2. Briefly, the facts of the case are that a complaint was filed in the month of December 1997 by the wife of the 1st petitioner/A1 stating that her marriage was performed with A1 on 15.02.1997 in accordance with Hindu customs and dowry was also given. Two months thereafter, the scooter which was given as dowry was sold by A1 and the petitioners started demanding additional dowry. While the wife of A1 was carrying 7 months pregnancy, the petitioners herein who are A1 to A4 2 forced her to consume acid and she was admitted to Kamineni Hospital for treatment.

3. Thereafter a panchayat was held on 03.05.1998 for reconciliation. However the reconciliation did not take place.

4. Learned Magistrate found that the allegation of demand for additional dowry was acceptable and that the hospitalization of P.W.1, who is wife of A1 was not disputed. In the back ground of the hospitalization, the learned Magistrate found that the allegation of harassing her for additional dowry and forcing her to consume poison are correct and accordingly convicted the petitioners under Section 498-A of IPC and sentenced to undergo one year rigorous imprisonment.

5. On appeal, learned Sessions Judge concurred with the findings of the learned Magistrate on the basis of demand for additional dowry and also the hospitalization of P.W.1.

6. The concurrent findings of the lower courts below cannot be found fault with. However, the medical record of P.W.1 was not filed before the concerned court to ascertain the injury 3 that was inflicted on P.W.1. Though, the petitioners/accused denied the reason for hospitalization is consumption of acid, however did not deny that P.W.1 was hospitalized for some time. In the absence of any medical record, which is produced by the prosecution, the injury to P.W.1 cannot be assessed and it cannot be said that the hospitalization was only on the ground of the acts of the petitioners in forcibly administering acid. The other allegation regarding the demand for additional dowry is consistently stated by P.W.1, who is wife of A1 and P.Ws.2 and 3, who are parents-in-law of A1. Though the cross- examination was directed towards the incapacity of P.Ws.2 and 3 to give dowry or additional dowry, such facts cannot be considered at the stage of revision before this Court.
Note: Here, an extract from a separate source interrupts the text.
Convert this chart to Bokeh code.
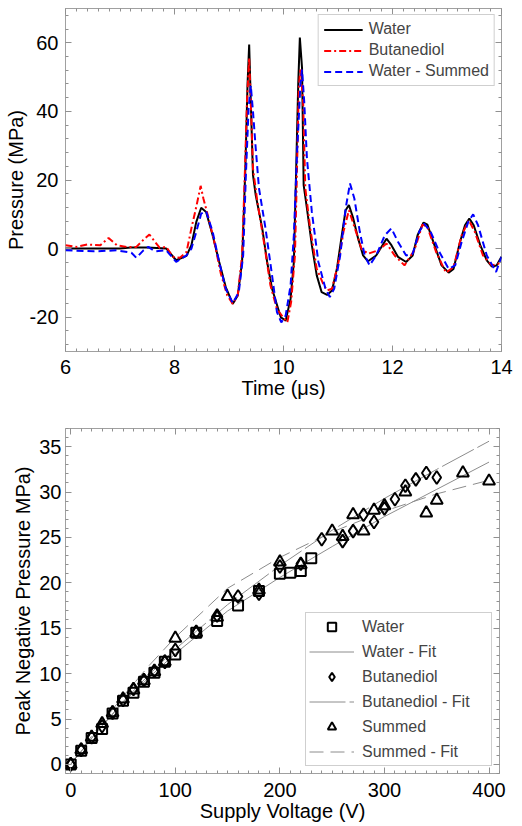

7. The incident is of the year 1997 and nearly 25 years have lapsed since the date of alleged incident. For the said reason of the prosecution not filing any material to show that P.W.1 was administered acid, this Court deems it appropriate to reduce the sentence of imprisonment to the period already undergone. 4

8. Accordingly, the Criminal Revision Case is partly allowed. As a sequel thereto, miscellaneous petitions, if any, shall stand closed.

__________________ K.SURENDER, J Date: 23.12.2022 kvs 5 HON'BLE SRI JUSTICE K.SURENDER CRIMINAL REVISION CASE No.1347 OF 2008 Date: 23.12.2022.